Who Will Control Nevada’s Cannabis Channels—Big Players or Many Midsize Firms?

Nevada’s cannabis distribution landscape has entered a pivotal moment: as pressures from shrinking margins, rising competition, and regulatory headwinds intensify, single-state consolidations and cross-border platforms are increasingly seeking market dominance. With wholesale prices softening, industry analysts wonder whether today’s patchwork ecosystem will evolve into one controlled by a few powerhouse firms.

According to UNLV’s Overview of the 2024 Nevada Cannabis Economy, wholesale prices in Nevada remain high—$1,200–1,700 per pound—but falling, benefitting only those producers and facilities optimized for cost containment. As margins dwindle, smaller distributors lacking scale or tech infrastructure could struggle to endure, particularly with out-of-state operators eyeing expansion.

Market signals confirm the trend. In April 2024, California’s Nabis acquired Las Vegas–based Blackbird, folding the distributor into a national wholesale platform. Nabis CEO Vince Ning said the move was key to “providing the geographical, unified, infrastructural business” needed for multi-market operations—an explicit sign consolidation is more than hypothetical.

Still, challenges remain. Cannabis M&A activity across the U.S. slowed sharply—capital deals fell from US $10 billion in 2021 to just US $3.2 billion in 2022, and interest-rate pressures have paused many high-dollar deals. In the Nevada context, a regulatory environment still shaping distribution license policies further complicates aggressive dealmaking. The state has only recently begun diversifying distribution licences beyond traditional alcohol-licence holders, suggesting room for new entrants but also a longer runway before scale plays out.

Against this backdrop, Nevada’s Cannabis Compliance Board (CCB) and TPMA report highlight persistent illicit competition, which still accounts for up to one-third of statewide sales. These black-market pressures zap legal profitability and may accelerate consolidation—in particular, among players who can invest in compliance, traceability, and enforcement alliances.

Despite headwinds, industry stakeholders forecast a consolidation curve in line with broader market trends. Drawing on Kearney’s widely referenced four‑stage framework—Opening, Scale, Focus, and Balance & Alliance—Nevada appears poised between Scale (a full market with many small players) and Focus (where market share concentrates).
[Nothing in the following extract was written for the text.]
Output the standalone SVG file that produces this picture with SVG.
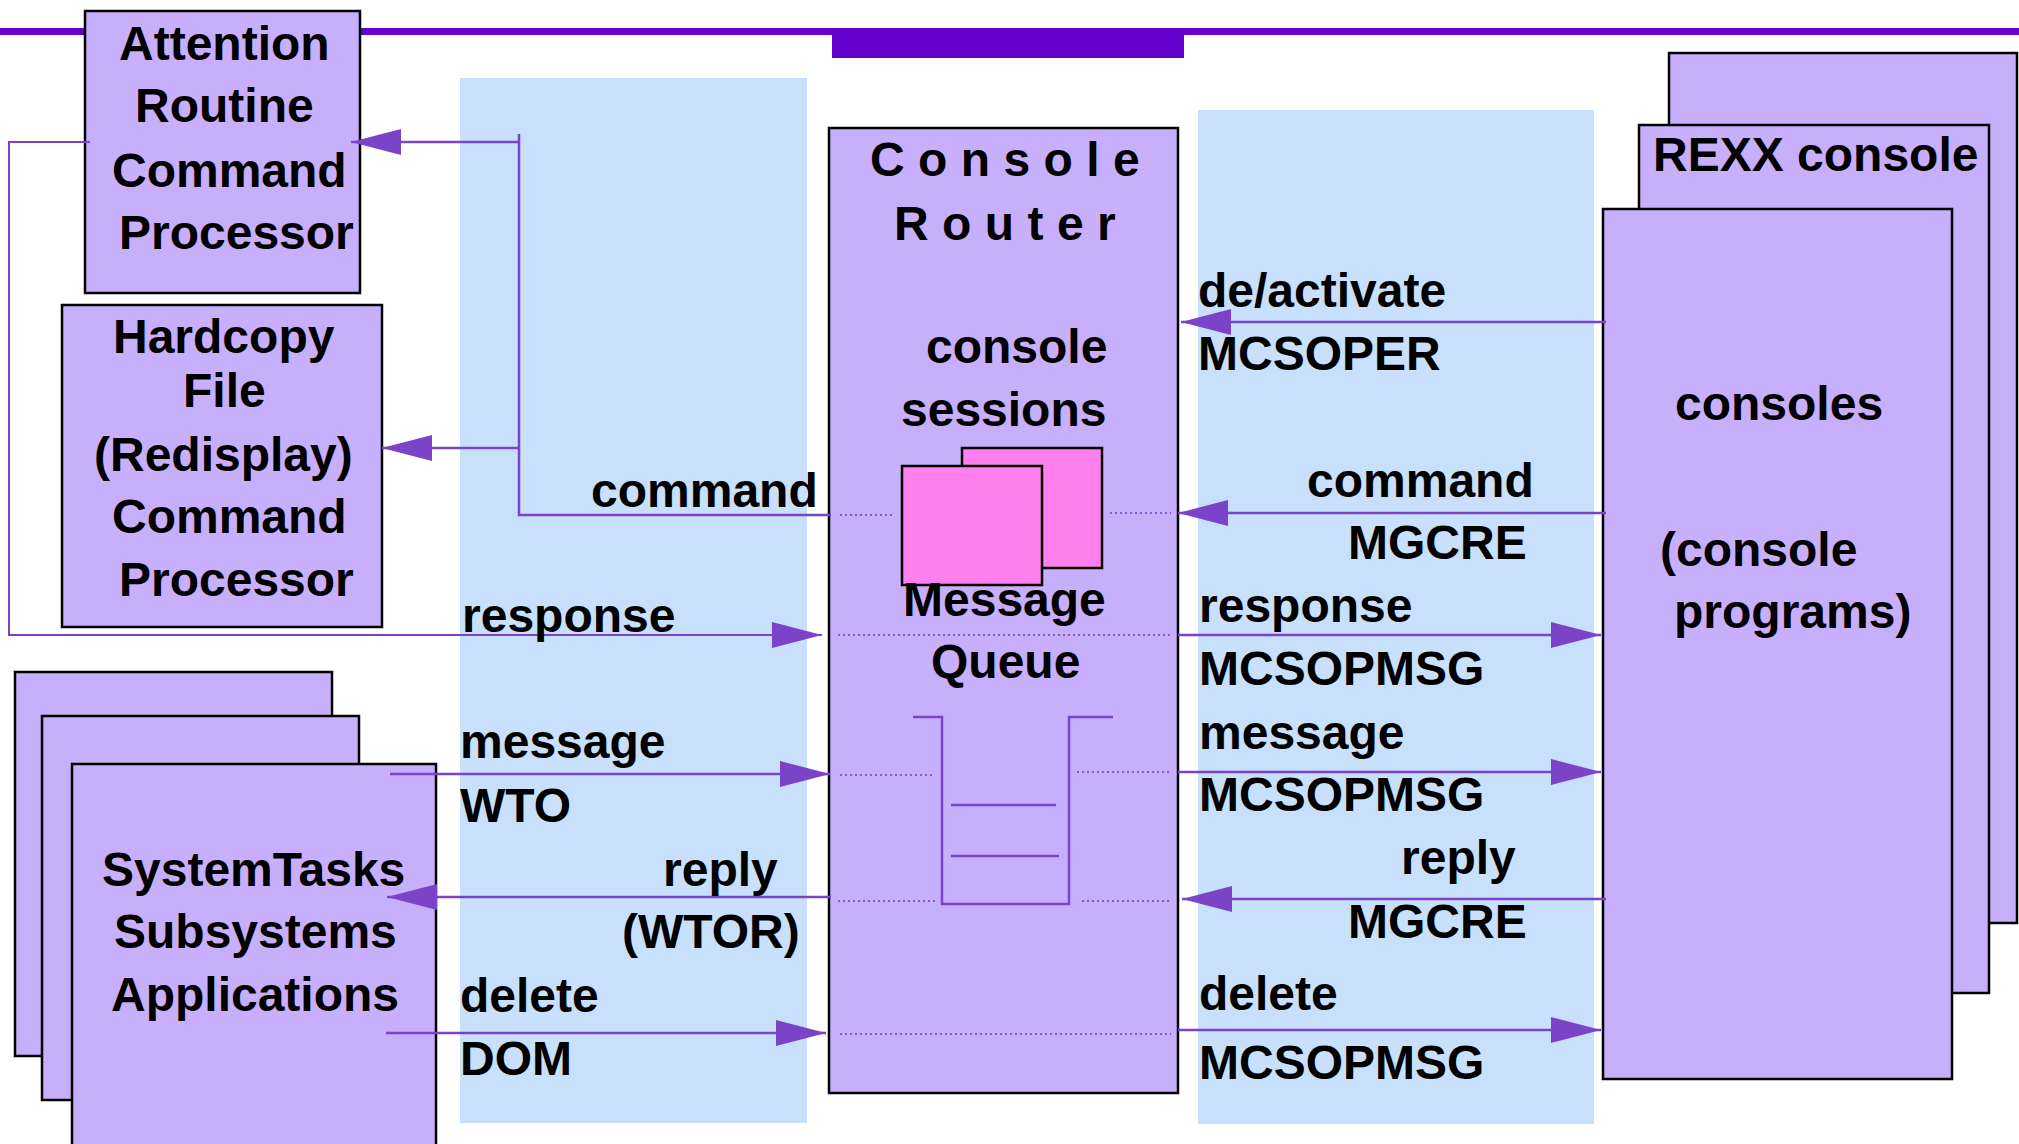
<svg xmlns="http://www.w3.org/2000/svg" width="2019" height="1144" viewBox="0 0 2019 1144">
  <defs>
    <style>
      .band { fill: #C8E0FC; }
      .box { fill: #C8AFFC; stroke: #000; stroke-width: 2.5; }
      .sess { fill: #FF80EE; stroke: #000; stroke-width: 2.5; }
      .t { font-family: "Liberation Sans", Arial, sans-serif; font-weight: bold; font-size: 48px; fill: #000; }
      .spaced { letter-spacing: 13.4px; }
      .wire { fill: none; stroke: #7B44C8; stroke-width: 2.5; }
      .thin { fill: none; stroke: #7B44C8; stroke-width: 2; }
      .dot { fill: none; stroke: #8A55D2; stroke-width: 2; stroke-dasharray: 2 3; }
      .q { fill: none; stroke: #7B44C8; stroke-width: 2.5; }
      .head { fill: #7B44C8; }
    </style>
    <marker id="arrow" viewBox="0 0 50 26" refX="50" refY="13" markerWidth="50" markerHeight="26" markerUnits="userSpaceOnUse" orient="auto">
      <path class="head" d="M0,0 L50,13 L0,26 Z"/>
    </marker>
  </defs>

  <!-- header rule and tab -->
  <rect x="0" y="28" width="2019" height="7" fill="#6600CC"/>
  <rect x="832" y="28" width="352" height="30" fill="#6600CC"/>

  <!-- interface bands -->
  <rect class="band" x="460" y="78" width="347" height="1045"/>
  <rect class="band" x="1198" y="110" width="396" height="1014"/>

  <!-- left-hand nodes -->
  <g id="attention-routine">
    <rect class="box" x="85" y="11" width="275" height="282"/>
    <text class="t" x="119" y="60">Attention</text>
    <text class="t" x="135" y="122">Routine</text>
    <text class="t" x="112" y="187">Command</text>
    <text class="t" x="119" y="249">Processor</text>
  </g>

  <g id="hardcopy-file">
    <rect class="box" x="62" y="305" width="320" height="322"/>
    <text class="t" x="113" y="353">Hardcopy</text>
    <text class="t" x="183" y="407">File</text>
    <text class="t" x="94" y="471">(Redisplay)</text>
    <text class="t" x="112" y="533">Command</text>
    <text class="t" x="119" y="596">Processor</text>
  </g>

  <g id="system-tasks">
    <rect class="box" x="15" y="672" width="317" height="384"/>
    <rect class="box" x="42" y="716" width="317" height="384"/>
    <rect class="box" x="72" y="764" width="364" height="400"/>
    <text class="t" x="102" y="886">SystemTasks</text>
    <text class="t" x="114" y="948">Subsystems</text>
    <text class="t" x="111" y="1011">Applications</text>
  </g>

  <!-- central router -->
  <g id="console-router">
    <rect class="box" x="829" y="128" width="349" height="965"/>
    <text class="t spaced" x="870" y="176">Console</text>
    <text class="t spaced" x="894" y="240">Router</text>
    <text class="t" x="926" y="363">console</text>
    <text class="t" x="901" y="426">sessions</text>
    <rect class="sess" x="962" y="448" width="140" height="120"/>
    <rect class="sess" x="902" y="466" width="140" height="119"/>
    <text class="t" x="903" y="616">Message</text>
    <text class="t" x="931" y="678">Queue</text>
    <!-- queue bucket -->
    <path class="q" d="M913,717 H942 V904 H1069 V717 H1113"/>
    <path class="q" d="M951,805 H1056 M951,856 H1059"/>
  </g>

  <!-- right-hand console stack -->
  <g id="consoles">
    <rect class="box" x="1669" y="53" width="348" height="870"/>
    <rect class="box" x="1639" y="125" width="350" height="868"/>
    <text class="t" x="1653" y="171">REXX console</text>
    <rect class="box" x="1603" y="209" width="349" height="870"/>
    <text class="t" x="1675" y="420">consoles</text>
    <text class="t" x="1660" y="566">(console</text>
    <text class="t" x="1674" y="628">programs)</text>
  </g>

  <!-- flows between the components -->
  <g id="connectors">
    <!-- command fan-out to the command processors -->
    <path class="wire" d="M831,515 H519 V134"/>
    <path class="wire" d="M519,142 H351" marker-end="url(#arrow)"/>
    <path class="wire" d="M519,448 H382" marker-end="url(#arrow)"/>
    <!-- response loop from the attention routine -->
    <path class="thin" d="M90,142 H9 V635 H822" marker-end="url(#arrow)"/>
    <!-- application side -->
    <path class="wire" d="M390,774 H830" marker-end="url(#arrow)"/>
    <path class="wire" d="M831,897 H387" marker-end="url(#arrow)"/>
    <path class="wire" d="M386,1033 H826" marker-end="url(#arrow)"/>
    <!-- console side -->
    <path class="wire" d="M1606,322 H1181" marker-end="url(#arrow)"/>
    <path class="wire" d="M1606,513 H1178" marker-end="url(#arrow)"/>
    <path class="wire" d="M1178,635 H1601" marker-end="url(#arrow)"/>
    <path class="wire" d="M1178,772 H1601" marker-end="url(#arrow)"/>
    <path class="wire" d="M1606,899 H1182" marker-end="url(#arrow)"/>
    <path class="wire" d="M1178,1030 H1601" marker-end="url(#arrow)"/>
    <!-- paths through the router -->
    <path class="dot" d="M840,515 H894 M1110,513 H1171"/>
    <path class="dot" d="M838,635 H1170"/>
    <path class="dot" d="M840,775 H935 M1077,772 H1171"/>
    <path class="dot" d="M838,901 H937 M1082,901 H1171"/>
    <path class="dot" d="M840,1034 H1171"/>
  </g>

  <!-- flow labels -->
  <g id="labels">
    <text class="t" x="591" y="507">command</text>
    <text class="t" x="462" y="632">response</text>
    <text class="t" x="460" y="758">message</text>
    <text class="t" x="460" y="822">WTO</text>
    <text class="t" x="663" y="886">reply</text>
    <text class="t" x="622" y="948">(WTOR)</text>
    <text class="t" x="460" y="1012">delete</text>
    <text class="t" x="460" y="1075">DOM</text>

    <text class="t" x="1198" y="307">de/activate</text>
    <text class="t" x="1198" y="370">MCSOPER</text>
    <text class="t" x="1307" y="497">command</text>
    <text class="t" x="1348" y="559">MGCRE</text>
    <text class="t" x="1199" y="622">response</text>
    <text class="t" x="1199" y="685">MCSOPMSG</text>
    <text class="t" x="1199" y="749">message</text>
    <text class="t" x="1199" y="811">MCSOPMSG</text>
    <text class="t" x="1401" y="874">reply</text>
    <text class="t" x="1348" y="938">MGCRE</text>
    <text class="t" x="1199" y="1010">delete</text>
    <text class="t" x="1199" y="1079">MCSOPMSG</text>
  </g>
</svg>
This transition often precedes oligopoly formation. However, it’s expected to unfold slowly, as regulatory frictions and capital scarcity blunt the speed of M&A.

UNLV’s 2024 Nevada Cannabis Report cites concern among cultivators and distributors about interstate competition, especially once federal reforms allow lower-cost producers from other regions to enter Nevada. For now, in‑state networks remain insulated—but national platforms like Nabis view this as a temporary moat.

Looking ahead, Nevada’s distribution channel will likely coalesce into a tiered structure: a handful of well‑capitalized platforms managing statewide or multi‑state logistics, flanked by niche, local operators oriented to tourism or craft branding. The Blackbird‑Nabis deal stands as a blueprint, but more regional roll‑ups will be needed to make distribution meaningful at scale.

So will Nevada end up with a few dominant firms? Probably—but not imminently. Analysts anticipate a gradual path: license expansions, reluctant M&A, and continued compliance burdens will shape a multi‑year consolidation arc. Those who invest early in compliance and inter‑state readiness will likely be the winners.

Nevada’s cannabis distribution network is still sprawling—but forces are in motion that almost inevitably converge toward consolidation. The question now is not whether—but when and how deeply—it arrives.